11. A downhole assembly for particulate fallback prevention, comprising:
an electrical submersible pump (ESP) assembly; and
a downhole tool comprising:
a generally tubular housing defining an upper opening, a lower opening, and a passage therebetween;
a generally tubular single-piece inner conduit coaxially positioned within the housing to form an annulus in the housing, the inner conduit having an upper end and a lower end and defining an inner flow path therebetween, the inner conduit having a plurality of closed-ended slots therein that allow fluid to flow between the inner flow path and the annulus;
a generally tubular ESP coupling without a check valve device, wherein the housing is mechanically coupled to the ESP coupling, wherein the inner conduit is sealingly coupled to the ESP coupling, wherein the inner flow path of the inner conduit extends through the ESP coupling, and wherein the fluid flow through the inner flow path through the ESP coupling and the inner conduit is unobstructed by a check valve device;
wherein the ESP coupling is i) coupled to or ii) located uphole to the ESP assembly, and wherein a check valve device is not located between the ESP coupling and the ESP assembly; and
wherein a flow stop terminates the inner conduit at the upper end thereof, the flow stop configured to plug or cap the upper end of the inner conduit to force fluid to flow through the plurality of slots;
wherein a check valve device is not located below the ESP assembly.
12. The downhole assembly as recited in claim 11, further comprising a generally tubular outer conduit coaxially positioned within the housing such that the annulus in the housing is formed between the outer conduit and the inner conduit.

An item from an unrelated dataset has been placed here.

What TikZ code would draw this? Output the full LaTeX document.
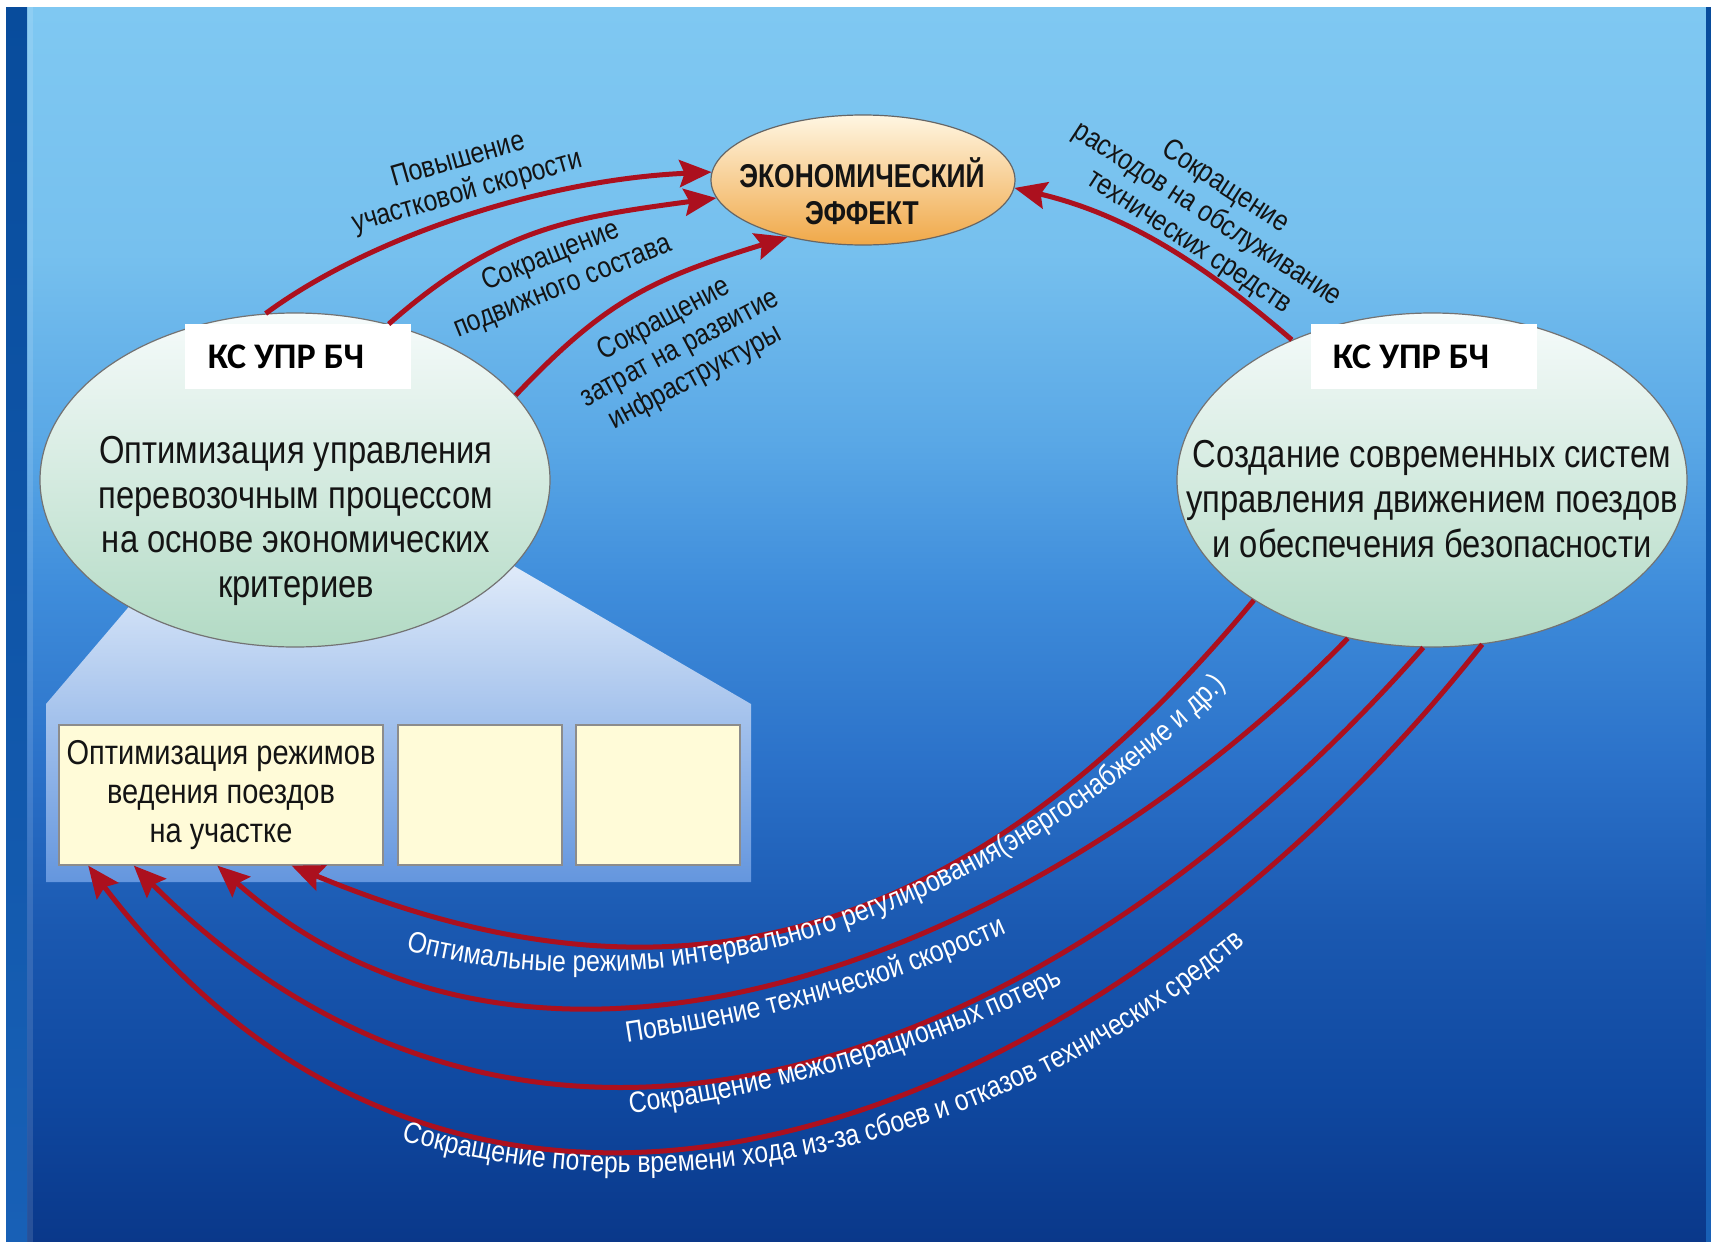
\documentclass[tikz,border=0pt]{standalone}
\usepackage{fontspec}
\usetikzlibrary{shapes.geometric,arrows.meta,decorations.text}
\newfontfamily\nar[FakeStretch=0.84]{Liberation Sans}
\newfontfamily\narb[FakeStretch=0.80]{Liberation Sans Bold}
\newfontfamily\kcf{Carlito}

\definecolor{arrowred}{RGB}{172,16,30}
\definecolor{bgA}{RGB}{10,56,138}
\definecolor{bgB}{RGB}{15,72,160}
\definecolor{bgC}{RGB}{26,88,176}
\definecolor{bgD}{RGB}{42,112,200}
\definecolor{bgE}{RGB}{63,141,219}
\definecolor{bgF}{RGB}{90,168,230}
\definecolor{bgG}{RGB}{118,192,238}
\definecolor{bgH}{RGB}{127,200,242}
\definecolor{stripeTop}{RGB}{8,76,156}
\definecolor{stripeBot}{RGB}{24,96,182}
\definecolor{panelTop}{RGB}{240,246,253}
\definecolor{panelMid}{RGB}{205,222,245}
\definecolor{panelBot}{RGB}{100,150,222}
\definecolor{boxfill}{RGB}{255,251,216}
\definecolor{ellTop}{RGB}{246,251,251}
\definecolor{ellBot}{RGB}{178,218,196}
\definecolor{econTop}{RGB}{255,246,226}
\definecolor{econBot}{RGB}{240,168,72}
\definecolor{inktext}{RGB}{20,20,20}

% sky-to-navy background; the used band of a tikz shading is 25bp..75bp
\pgfdeclareverticalshading{bgshade}{100bp}{color(0bp)=(bgA); color(25bp)=(bgA); color(31bp)=(bgB); color(37.5bp)=(bgC); color(44bp)=(bgD); color(51.5bp)=(bgE); color(57.5bp)=(bgF); color(65bp)=(bgG); color(75bp)=(bgH); color(100bp)=(bgH)}

\newcommand{\ellfont}{\nar\fontsize{39}{44.6}\selectfont}
\newcommand{\lblfont}{\nar\fontsize{29.5}{33}\selectfont}
\newcommand{\botlab}{\nar\fontsize{29.5}{30}\selectfont\color{white}}

\begin{document}
\begin{tikzpicture}[x=1pt,y=-1pt,
  redarrow/.style={draw=arrowred, line width=5pt, -{Stealth[length=32pt,width=27pt,inset=5pt]}},
  bigell/.style={ellipse, draw=black!55, line width=1.2pt, minimum width=510pt, minimum height=334pt, top color=ellTop, bottom color=ellBot, inner sep=0pt},
  econell/.style={ellipse, draw=black!60, line width=1.2pt, minimum width=304pt, minimum height=130pt, top color=econTop, bottom color=econBot, inner sep=0pt},
  kcbox/.style={rectangle, fill=white, minimum width=226pt, minimum height=65pt, inner sep=0pt},
  kctext/.style={font=\kcf\bfseries\fontsize{36}{40}\selectfont, text=black, inner sep=0pt},
  ybox/.style={rectangle, draw=black!45, line width=1.2pt, fill=boxfill, minimum height=140pt, inner sep=0pt},
  lbl/.style={font=\lblfont, text=inktext, align=center, inner sep=0pt},
  elltext/.style={font=\ellfont, text=inktext, align=center, inner sep=0pt},
  botpath/.style={decorate, decoration={text along path, text align=left}}
]
\useasboundingbox (0,0) rectangle (1711,1242);

% background with side stripes
\fill[white] (0,0) rectangle (1711,1242);
\shade[shading=bgshade] (6,7) rectangle (1711,1242);
\shade[top color=stripeTop, bottom color=stripeBot] (6,7) rectangle (27,1242);
\fill[white, opacity=0.12] (27,7) rectangle (33,1242);
\shade[top color=stripeTop, bottom color=stripeBot] (1706,7) rectangle (1711,1242);

% light panel that opens below the left ellipse
\shade[top color=panelTop, middle color=panelMid, bottom color=panelBot]
  (150,582) -- (46,704) -- (46,882) -- (751,882) -- (751,704) -- (440,523) -- cycle;

% three boxes on the panel
\node[ybox, minimum width=324pt, align=center, font=\nar\fontsize{34.5}{39}\selectfont, text=inktext] (b1) at (221,795)
  {Оптимизация режимов\\ведения поездов\\на участке};
\node[ybox, minimum width=164pt] (b2) at (480,795) {};
\node[ybox, minimum width=164pt] (b3) at (658,795) {};

% main ellipses
\node[bigell] (lell) at (295,480) {};
\node[bigell] (rell) at (1432,480) {};
\node[econell] (econ) at (863,180) {};

\node[elltext] (ltext) at (296,521)
  {Оптимизация управления\\перевозочным процессом\\на основе экономических\\критериев};
\node[elltext] (rtext) at (1432,499)
  {Создание современных систем\\управления движением поездов\\и обеспечения безопасности};
\node[font=\narb\fontsize{33}{37}\selectfont, text=inktext, align=center, inner sep=0pt] (etext) at (862,191)
  {ЭКОНОМИЧЕСКИЙ\\ЭФФЕКТ};

% white tags
\node[kcbox] (lkbox) at (298,356) {};
\node[kctext] (lktext) at (286,357) {КС УПР БЧ};
\node[kcbox] (rkbox) at (1424,356) {};
\node[kctext] (rktext) at (1411,357) {КС УПР БЧ};

% arrows into the economic effect
\draw[redarrow] (lell.100) .. controls (368,238) and (540,180) .. (econ.177);
\draw[redarrow] (lell.59.5) .. controls (497,229) and (567,218) .. (econ.187.8);
\draw[redarrow] (lell.21) .. controls (605,301) and (651,279) .. (econ.217);
\draw[redarrow] (rell.135) .. controls (1199,260) and (1124,214) .. (econ.-3);

% arrows back to the first box
\draw[redarrow] (rell.214) .. controls (969,944) and (675,1025) .. (b1.-45.8);
\draw[redarrow] (rell.242) .. controls (1045,950) and (543,1154) .. (b1.267.6);
\draw[redarrow] (rell.267) .. controls (1051,1070) and (532,1264) .. (b1.219.5);
\draw[redarrow] (rell.287.6) .. controls (1090,1139) and (472,1370) .. (b1.208.3);

% labels of the upper arrows
\node[lbl, rotate=16] (l1) at (463,177) {Повышение\\участковой скорости};
\node[lbl, rotate=22] (l2) at (557,272) {Сокращение\\подвижного состава};
\node[lbl, rotate=28] (l3) at (680,349) {Сокращение\\затрат на развитие\\инфраструктуры};
\node[lbl, rotate=-33] (r1) at (1207,215) {Сокращение\\расходов на обслуживание\\технических средств};

% labels along the lower arrows
\path[botpath, decoration={text={|\botlab|Оптимальные режимы интервального регулирования(энергоснабжение и др.)}}]
  (406,950) .. controls (656,1015) and (985,940) .. (1250,662);
\path[botpath, decoration={text={|\botlab|Повышение технической скорости}}]
  (627,1042) .. controls (757,1022) and (880,992) .. (1025,925);
\path[botpath, decoration={text={|\botlab|Сокращение межоперационных потерь}}]
  (630,1113) .. controls (770,1096) and (920,1055) .. (1070,980);
\path[botpath, decoration={text={|\botlab|Сокращение потерь времени хода из-за сбоев и отказов технических средств}}]
  (402,1140) .. controls (652,1215) and (990,1165) .. (1255,935);
\end{tikzpicture}
\end{document}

13. The downhole assembly as recited in claim 11, wherein one or more slots in the plurality of slots are lateral slots, diagonal slots, V-shaped slots, or arcuate slots.
14. The downhole assembly as recited in claim 13, wherein the slots comprise at least one set of two slots radially spaced at 180 degrees apart about the longitudinal axis.
15. The downhole assembly as recited in claim 14, wherein at least two sets of slots are axially spaced along the longitudinal axis.
16. The downhole assembly as recited in claim 11, wherein the flow stop is one of a flow plug protruding from the tool coupling and coupled to the inner conduit or an endcap at the upper end of the inner conduit.
17. The downhole assembly as recited in claim 16, wherein the flow plug is positioned within the upper end of the inner conduit.
18. The downhole assembly as recited in claim 17, wherein the flow plug has a shoulder portion and the inner conduit abuts against the shoulder portion of the flow plug.
19. The downhole assembly as recited in claim 11, further comprising at least one seal around the inner conduit adjacent the lower end of the inner conduit.
20. The downhole assembly as recited in claim 11, wherein the flow stop and the single piece inner conduit have a unitary construction.